GJELTEN: I can't claim to have a firsthand sense of that, Michel. We do know that Henrique Capriles, the opposition candidate, has been gaining a bit on Maduro in polls recently, and he has made it very clear in his campaign that he would curtail a lot of that diversion of oil to other countries. So, apparently - I mean, if you're a Venezuelan voter, and you have to choose between, you know, cheap gasoline at a time when prices for everything else are rising and support for social programs in Venezuela, if you have choose between those things and a government program that subsidizes consumers in Haiti or Washington, D.C. or somewhere else, you're probably going to prefer that that money stay at home.

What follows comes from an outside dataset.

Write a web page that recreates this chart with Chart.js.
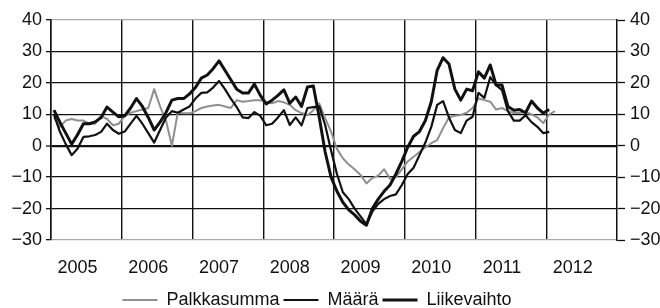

MARTIN: Before we let you go, tell us just a little bit, if you would, about the opposition candidate. I mean, you've made it clear that Maduro has kind of the imprimatur of Hugo Chavez, his - you know, Chavez clearly designated him as his favorite successor, and his kind of popularity has transferred to him, at least for now. But there is an opposition candidate. Could you tell us a little bit more about him?
GJELTEN: His name is Henrique Capriles. He's a governor. He is, himself, a fairly charismatic figure, probably more charismatic than Maduro. And he recognizes the popularity of the Chavez program, and has actually pledged to continue a lot of the priorities that the Chavez government proposed. So he is, unlike some of the opposition candidates that Venezuela has seen in the past, who just presented themselves almost as kind of right-wing versions of Chavez, Capriles seems to be much smarter, politically. He's still got the tremendous disadvantage of not being the designated candidate of the machine. He has to really fight to get air time and to get the kind of attention that Maduro, as the government candidate, is getting. But he has run a fairly effective campaign.
MARTIN: NPR's Tom Gjelten reports on global security and economic issues. He was kind enough to join us in our Washington, D.C. studios - our last broadcast, in fact, at our headquarters here.
Tom Gjelten, we'll see you on the other side.
GJELTEN: We'll see you on the other side, Michel.